Dr. Gabriel “Joey” Merrin is an Assistant Professor and Zeta Psi Endowed Faculty Fellow in the Department of Human Development and Family Science at Syracuse University, where he directs the Methodology, Adolescent Development, and Prevention (MAP) Lab. As a prevention scientist and developmental methodologist, he examines how risk and protective factors shape healthy development across adolescence and during the transition to young adulthood. His work advances resilience and equity through novel longitudinal quantitative methods that inform evidence-based prevention strategies for diverse youth and families.
Research Program
Dr. Merrin’s research examines how individual, peer, family, school, and community contexts interact to shape developmental pathways related to bias-based harassment, victimization, mental health, and risk behaviors, including substance use and aggression. His work focuses not only on risk factors but also on protective mechanisms that support positive developmental trajectories.
His research program spans three interconnected lines of inquiry:
School-Based Prevention and Identity-Based Harassment – This line of research examines how school environments and peer ecologies shape adolescent outcomes, with particular attention to bullying and bias-based harassment. This work leverages longitudinal and social network methods, as well as randomized controlled trials, to inform and evaluate school-based prevention programs, including Second Step, WITS Programs, Boston vs. Bullies, and Sources of Strength. Recent work examines the causes and consequences of bias-based harassment across multiple levels of the social ecology. Dr. Merrin currently serves as Co-Investigator and lead methodologist on a National Institute of Justice-funded multi-site study examining these issues in collaboration with colleagues at Boston University.

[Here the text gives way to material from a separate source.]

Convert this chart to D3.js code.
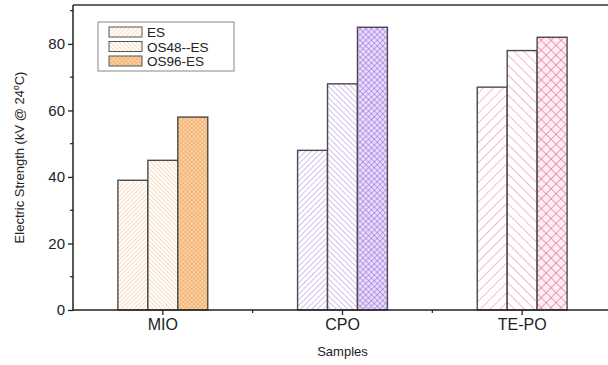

Substance Use Trajectories and Developmental Transitions – This line of research examines longitudinal patterns of adolescent and young adult polysubstance use across developmental transitions. Using person-centered approaches, including latent class analysis, multidimensional growth mixture modeling, and latent transition analysis, this work investigates how shifting social roles and contexts (such as educational transitions, employment, and romantic relationships) contribute to both risk escalation and resilience during critical developmental transitions.
Adverse Childhood Experiences and Psychosocial Development – This line of research synthesizes two decades of empirical work and conducts novel longitudinal studies to clarify how distinct adverse childhood experiences differentially shape bullying, peer relationships, mental health, and resilience. This work contributes to traditional cumulative ACE scores by examining specific ACE profiles and their unique developmental consequences, thereby informing more nuanced, trauma-informed, and prevention-oriented practices.
Methodological Contributions
Dr. Merrin led the development of CATAcode, an R package that addresses methodological gaps in measuring and analyzing identity categories in social science research. Published on CRAN and featured in Advances in Methods and Practices in Psychological Science, the package provides principled, transparent methods for coding check-all-that-apply demographic items, with applications to measurement transparency, research generalizability, and analytical reproducibility.
Recognition
2025–2027 National Institutes of Health Loan Repayment Program Award
2026–2030 Zeta Psi Endowed Faculty Fellowship, Syracuse University
2024 Falk College Faculty of the Year Award for Excellence in Research, Syracuse University
2024 Excellence in Graduate Education Faculty Award, Syracuse University
2021–2022 Alumni Association New Faculty Award, Texas Tech University
Community Engagement
Dr. Merrin collaborates with schools and community organizations serving youth, including serving on the Board of Directors at Elmcrest Children’s Center in Syracuse.
Ph.D. in Educational Psychology, 2017
University of Illinois Urbana-Champaign
Ed.M. in Human Resource Development, 2010
University of Illinois Urbana-Champaign
B.A. in Sociology, 2009
University of Illinois Urbana-Champaign
Methodology, Adolescent Development, and Prevention Lab
The Methodology, Adolescent Development, and Prevention (MAP) Lab combines quantitative methods with applied prevention science to improve outcomes for adolescents, with particular attention to youth from marginalized communities. Our work focuses on resilience, equity, and the use of advanced analytic approaches to understand and support positive development.